Izuku was crying openly now.

“I was there,” Izuku said, voice breaking. “I asked you to do it. I let you—”

“You didn’t let me do shit,” Bakugou snapped. “I’d do it again.”

The words came out instinctively.

Then softer.

“Still would.”

That only made it worse.

Ochako wiped her eyes with shaking hands. “Eri,” she said suddenly. “Bakugou—what about Eri? She could—”

“Tried it,” Bakugou interrupted.

Everyone froze.

“Nine months ago,” he said. “Right after the diagnosis.”

Izuku’s breath hitched.

Bakugou leaned his head back against the doorframe, staring at the ceiling. “It worked. For about a week.”

Hope flared in their faces—then died as he continued.

“Then it came back,” he said. “Harder. Faster. Like my body snapped back even worse for resisting it.”

He lowered his gaze, eyes dull.

“Doctors think my quirk and One For All clashed at a level Eri can’t permanently rewind, but instead fuel it. Like trying to erase damage that keeps rewriting itself.”

Silence.

Utter, devastating silence.

Bakugou looked at them one by one.

Deku—destroyed by guilt.
Round Face—shattered.
Half-and-Half—tight, controlled grief.
Eijiro—openly breaking.
Pinky—furious and helpless.
Four-Eyes—rigid, horrified.

He’d wanted to scream it at them once.

Back when he still had the energy.

“I wasn’t pushing you away because I didn’t care,” Bakugou said quietly. “I was doing it because I did.”
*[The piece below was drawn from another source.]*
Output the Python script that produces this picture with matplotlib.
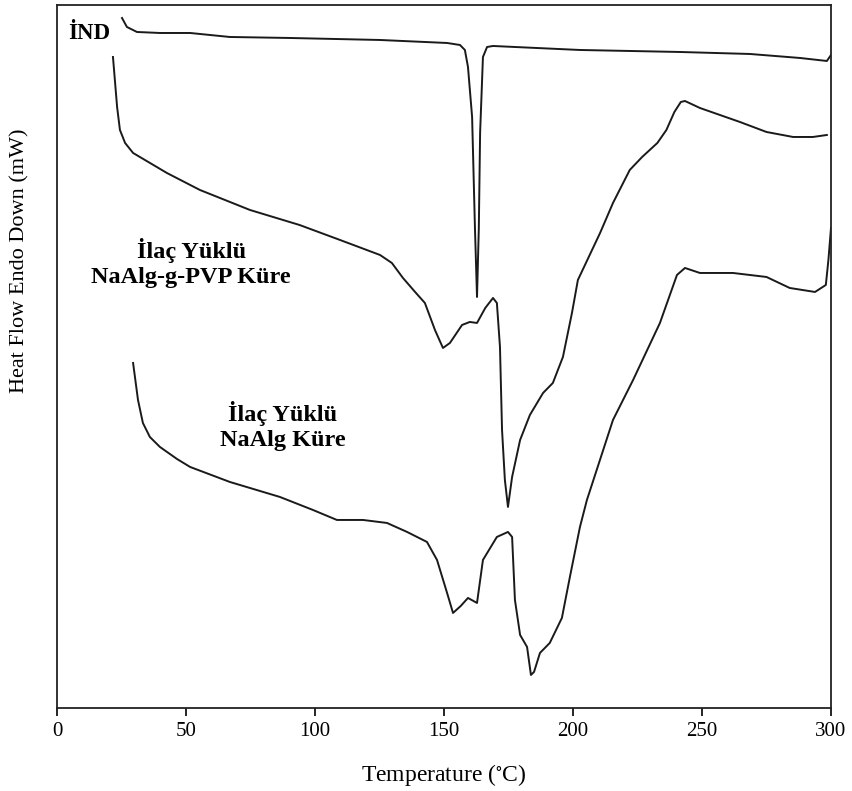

Izuku covered his face with his hands, his shoulders shaking.

“This is my fault,” Izuku whispered. “I should’ve protected you.”

Bakugou’s vision blurred.

“Idiot,” he said hoarsely. “You did.”

And that was the worst part.

Because Izuku had protected him.

Because Izuku had given him everything—including power he was never meant to hold.

Power that ditched him and went back as soon as it could.

And now Bakugou Katsuki was dying.

_-_-_

It rained the entire morning.

A steady, relentless downpour that soaked through coats and umbrellas alike, as if the sky itself refused to hold back.

Shota Aizawa stood at the edge of the grave, hands tucked into his coat pockets, shoulders slouched in a way that had nothing to do with exhaustion and everything to do with grief.

Bakugou Katsuki was dead.

Twenty-seven years old.
No. 2 hero.
Former student.
Problem child.
Survivor.

Gone.

The funeral was small—by hero standards, at least. No grand ceremony. No spectacle. Just the people who mattered.

Class A stood together, older now, hardened in ways they never should have been. Kirishima stared at the coffin like he was daring it to move. Mina cried openly, with no attempt to hide it. Todoroki stood rigid, rain sliding down his face unnoticed.

Eri clung to Mandalay, sobbing into her arms.

Aizawa felt something twist painfully in his chest at the sight.

She’d known.

That was the secret.

She’d tried to save him. Over and over. And failed.

Midoriya stood near the front, Ochako holding him upright as if he might collapse without her. The No. 1 hero title sat on him like a curse—heavy, undeserved, hollow.

Aizawa understood that look.

He’d worn it himself.

“He fought until the end,” Aizawa murmured under his breath, eyes fixed on the coffin being lowered into the ground.

Bakugou had never known how to quit.

That had been both his greatest strength and his fatal flaw.

The war.
The aftermath.
The fragile joy they’d managed to rebuild.

All of it ended here.

Rain struck the earth harder as the ceremony concluded, dirt darkening as it fell over the casket. Aizawa stayed where he was long after others began to drift away.

He’d failed him.

Not as a hero.

As a teacher.

As someone who should have seen the cracks forming long before they became fatal.

The rain kept falling.

And nothing—no quirk, no ranking, no power in the world—could rewind what was lost.